Implementing a content strategy for online learning can be a daunting task, no matter the size of the school or a college. It can be intimidating in the absence of a precise framework and tools to execute it.
A few years ago, educational courses meant one thing and content meant another. Courses were books, files, and papers, while the content was documents, audio & video files, PDFs, images etc. Education has technologically evolved, both courses and content complete each other. Now, courses are slid under content.
Implementation of an online learning management system has not resulted in positive experiences or outcomes for students and educators. Most content is self-generated, acquired from vendors, outsourced, compiled online, curated, and finally, hosted on to learning systems. Compiled content is seldom beneficial to learners, educators, and organizations. Assuming the compiling model will work miracles and improve learning can be disastrous because the content may lack effectiveness, correct and precise information.
Content is under constant development, while little is done on improving online content strategy. But things are changing.

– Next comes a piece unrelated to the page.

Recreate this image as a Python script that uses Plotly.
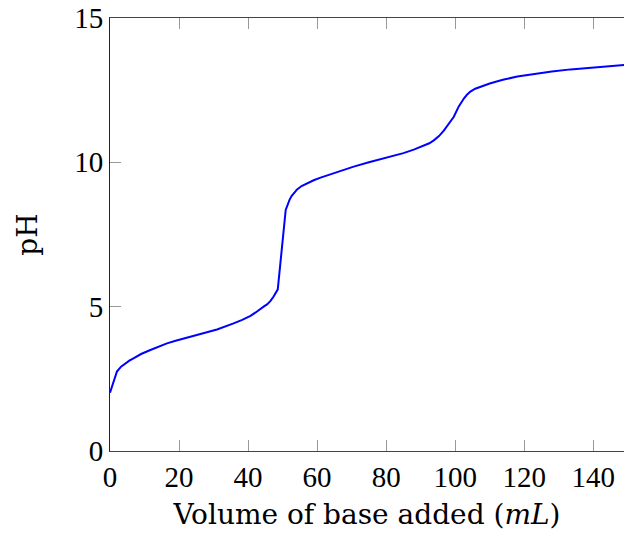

What is an online content strategy?
The term ‘content strategy’ isn’t new, widely used in online marketing than online learning space. An online content strategy is a piece of a learning or education plan that refers to the management of written, visual, and downloadable media.

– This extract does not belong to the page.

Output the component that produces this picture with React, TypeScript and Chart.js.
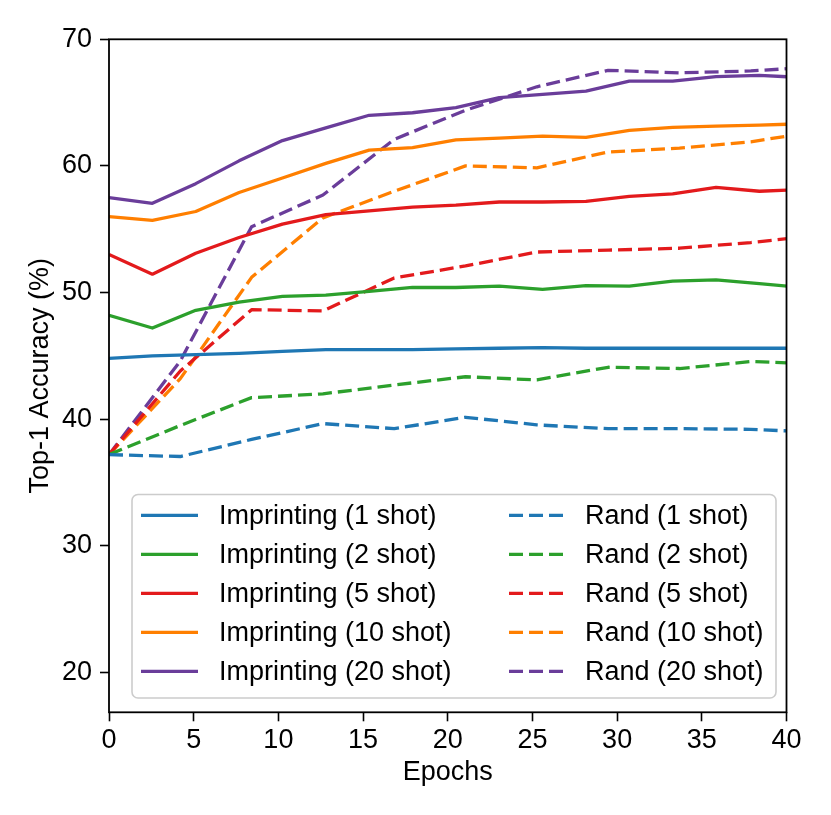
import React, { useEffect, useRef } from "react";
import { Chart, registerables } from "chart.js";

Chart.register(...registerables);

const FONT = '"Liberation Sans", Arial, Helvetica, sans-serif';
const FONT_SIZE = 27;

// Epoch positions of the evaluations
const IMPRINT_EPOCHS = [0, 2.56, 5.12, 7.68, 10.24, 12.8, 15.36, 17.92, 20.48, 23.04, 25.6, 28.16, 30.72, 33.28, 35.84, 38.4, 40.96];
const RAND_EPOCHS = [0, 4.21, 8.42, 12.63, 16.84, 21.05, 25.26, 29.47, 33.68, 37.89, 42.11];

// Imprinting series (Top-1 accuracy %)
const IMPRINT_1 = [44.8, 45.0, 45.1, 45.2, 45.35, 45.5, 45.5, 45.5, 45.55, 45.6, 45.65, 45.6, 45.6, 45.6, 45.6, 45.6, 45.6];
const IMPRINT_2 = [48.2, 47.2, 48.6, 49.25, 49.7, 49.8, 50.1, 50.4, 50.4, 50.5, 50.25, 50.55, 50.5, 50.9, 51.0, 50.7, 50.4];
const IMPRINT_5 = [53.0, 51.45, 53.1, 54.35, 55.4, 56.15, 56.45, 56.75, 56.9, 57.15, 57.15, 57.2, 57.6, 57.8, 58.3, 58.0, 58.15];
const IMPRINT_10 = [56.0, 55.7, 56.4, 57.9, 59.05, 60.2, 61.25, 61.45, 62.05, 62.2, 62.35, 62.25, 62.8, 63.05, 63.15, 63.22, 63.33];
const IMPRINT_20 = [57.5, 57.05, 58.6, 60.4, 62.0, 63.0, 64.0, 64.2, 64.6, 65.4, 65.65, 65.9, 66.7, 66.7, 67.05, 67.15, 66.98];

// Random-init series (Top-1 accuracy %)
const RAND_1 = [37.2, 37.05, 38.4, 39.65, 39.25, 40.15, 39.55, 39.25, 39.25, 39.2, 38.95];
const RAND_2 = [37.2, 39.5, 41.7, 42.0, 42.7, 43.35, 43.1, 44.1, 44.0, 44.55, 44.35];
const RAND_5 = [37.2, 43.8, 48.65, 48.55, 51.15, 52.1, 53.2, 53.35, 53.5, 53.95, 54.55];
const RAND_10 = [37.2, 43.2, 51.2, 55.9, 58.0, 60.0, 59.85, 61.1, 61.4, 61.9, 62.8];
const RAND_20 = [37.2, 44.6, 55.2, 57.7, 62.1, 64.4, 66.25, 67.55, 67.35, 67.5, 67.85];

const IMPRINT_LABELS = ["Imprinting (1 shot)", "Imprinting (2 shot)", "Imprinting (5 shot)", "Imprinting (10 shot)", "Imprinting (20 shot)"];
const RAND_LABELS = ["Rand (1 shot)", "Rand (2 shot)", "Rand (5 shot)", "Rand (10 shot)", "Rand (20 shot)"];
const COLORS = ["#1f77b4", "#2ca02c", "#e31a1c", "#ff7f00", "#6a3d9a"];

const X_TICKS = [0, 5, 10, 15, 20, 25, 30, 35, 40];
const Y_TICKS = [20, 30, 40, 50, 60, 70];
const X_MIN = 0;
const X_MAX = 40;
const Y_MIN = 16.85;
const Y_MAX = 70;

const LINE_W = 3.3;
const DASH = [14, 6];

const frameAndLegend = {
  id: "frameAndLegend",
  afterDraw(chart: any) {
    const c = chart.ctx as CanvasRenderingContext2D;
    const { left, top, right, bottom } = chart.chartArea;
    c.save();
    c.setLineDash([]);
    c.strokeStyle = "#000";
    c.lineWidth = 1.8;
    c.strokeRect(left, top, right - left, bottom - top);

    // legend frame
    const bx = 132, by = 494.5, bw = 644, bh = 203.5;
    c.beginPath();
    if ((c as any).roundRect) (c as any).roundRect(bx, by, bw, bh, 6);
    else c.rect(bx, by, bw, bh);
    c.fillStyle = "rgba(255,255,255,0.8)";
    c.fill();
    c.strokeStyle = "#cccccc";
    c.lineWidth = 1.6;
    c.stroke();

    c.font = `${FONT_SIZE}px ${FONT}`;
    c.textBaseline = "middle";
    c.textAlign = "left";
    chart.data.datasets.forEach((ds: any, i: number) => {
      const col = Math.floor(i / 5);
      const row = i % 5;
      const y = 515.3 + row * 39;
      const lx = col === 0 ? 141 : 509;
      const tx = col === 0 ? 219 : 585;
      c.beginPath();
      c.setLineDash(ds.borderDash || []);
      c.strokeStyle = ds.borderColor;
      c.lineWidth = LINE_W;
      c.lineCap = "butt";
      c.moveTo(lx, y);
      c.lineTo(lx + 57, y);
      c.stroke();
      c.setLineDash([]);
      c.fillStyle = "#000";
      c.fillText(ds.label, tx, y + 1);
    });
    c.restore();
  },
};

export default function App() {
  const ref = useRef<HTMLCanvasElement>(null);

  useEffect(() => {
    document.body.style.margin = "0";
    const canvas = ref.current!;
    const pts = (xs: number[], ys: number[]) => ys.map((y, i) => ({ x: xs[i], y }));
    const imprint = [IMPRINT_1, IMPRINT_2, IMPRINT_5, IMPRINT_10, IMPRINT_20];
    const rand = [RAND_1, RAND_2, RAND_5, RAND_10, RAND_20];

    const datasets: any[] = [];
    imprint.forEach((ys, i) =>
      datasets.push({
        label: IMPRINT_LABELS[i],
        data: pts(IMPRINT_EPOCHS, ys),
        borderColor: COLORS[i],
        backgroundColor: COLORS[i],
        borderWidth: LINE_W,
        pointRadius: 0,
        tension: 0,
        fill: false,
        borderJoinStyle: "round",
        clip: 0,
      })
    );
    rand.forEach((ys, i) =>
      datasets.push({
        label: RAND_LABELS[i],
        data: pts(RAND_EPOCHS, ys),
        borderColor: COLORS[i],
        backgroundColor: COLORS[i],
        borderWidth: LINE_W,
        borderDash: DASH,
        borderCapStyle: "butt",
        pointRadius: 0,
        tension: 0,
        fill: false,
        borderJoinStyle: "round",
        clip: 0,
      })
    );

    const chart = new Chart(canvas, {
      type: "line",
      data: { datasets },
      plugins: [frameAndLegend],
      options: {
        animation: false,
        responsive: false,
        devicePixelRatio: 1,
        layout: { padding: { top: 39.3, right: 44.5, left: 0, bottom: 0 } },
        plugins: { legend: { display: false }, tooltip: { enabled: false } },
        scales: {
          x: {
            type: "linear",
            min: X_MIN,
            max: X_MAX,
            afterBuildTicks: (s: any) => {
              s.ticks = X_TICKS.map((v) => ({ value: v }));
            },
            afterFit: (s: any) => {
              s.height = 102.7;
            },
            grid: { display: true, drawOnChartArea: false, drawTicks: true, tickLength: 9, tickColor: "#000", tickWidth: 1.6 },
            border: { display: false },
            ticks: { color: "#000", font: { family: FONT, size: FONT_SIZE }, padding: 3, maxRotation: 0, autoSkip: false },
            title: { display: true, text: "Epochs", color: "#000", font: { family: FONT, size: FONT_SIZE }, padding: { top: 0, bottom: 26.5 } },
          },
          y: {
            type: "linear",
            min: Y_MIN,
            max: Y_MAX,
            afterBuildTicks: (s: any) => {
              s.ticks = Y_TICKS.map((v) => ({ value: v }));
            },
            afterFit: (s: any) => {
              s.width = 109;
            },
            grid: { display: true, drawOnChartArea: false, drawTicks: true, tickLength: 9, tickColor: "#000", tickWidth: 1.6 },
            border: { display: false },
            ticks: { color: "#000", font: { family: FONT, size: FONT_SIZE }, padding: 8, autoSkip: false },
            title: { display: true, text: "Top-1 Accuracy (%)", color: "#000", font: { family: FONT, size: FONT_SIZE }, padding: { top: 24.5, bottom: 0 } },
          },
        },
      } as any,
    });
    return () => chart.destroy();
  }, []);

  return (
    <div style={{ width: 831, height: 815 }}>
      <canvas ref={ref} width={831} height={815} style={{ display: "block" }} />
    </div>
  );
}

An Online Content Strategy comprises five steps:
- Create: Create original content and identifying the location of hosting the content for learners.
- Analyze: The second step is making the content effective for learners through continuous analyses.
- Measure: This step includes analytical data and reports from the online learning management system. It is an ongoing process.
- Promote: This step follows the moment content is added to an online learning system. This too is an ongoing process.
- Optimize: Based on the third step, optimizing the content is another ongoing step. Optimizing makes the content better, engaging, and educational.
There’s one more step to churn out the best online content strategy, going back to step 1 whilst optimizing.
Courses are based on the unique learning needs; so, it is important to define the purpose of the learning courses by constantly assessing the effectiveness of the content, what students and educators are looking for, how long, and how often they are doing it.
To make online learning engaging, interactive, and encourage its usage, education institutions should prioritize implementation of the content strategy for positive and fulfilling student-educator experience.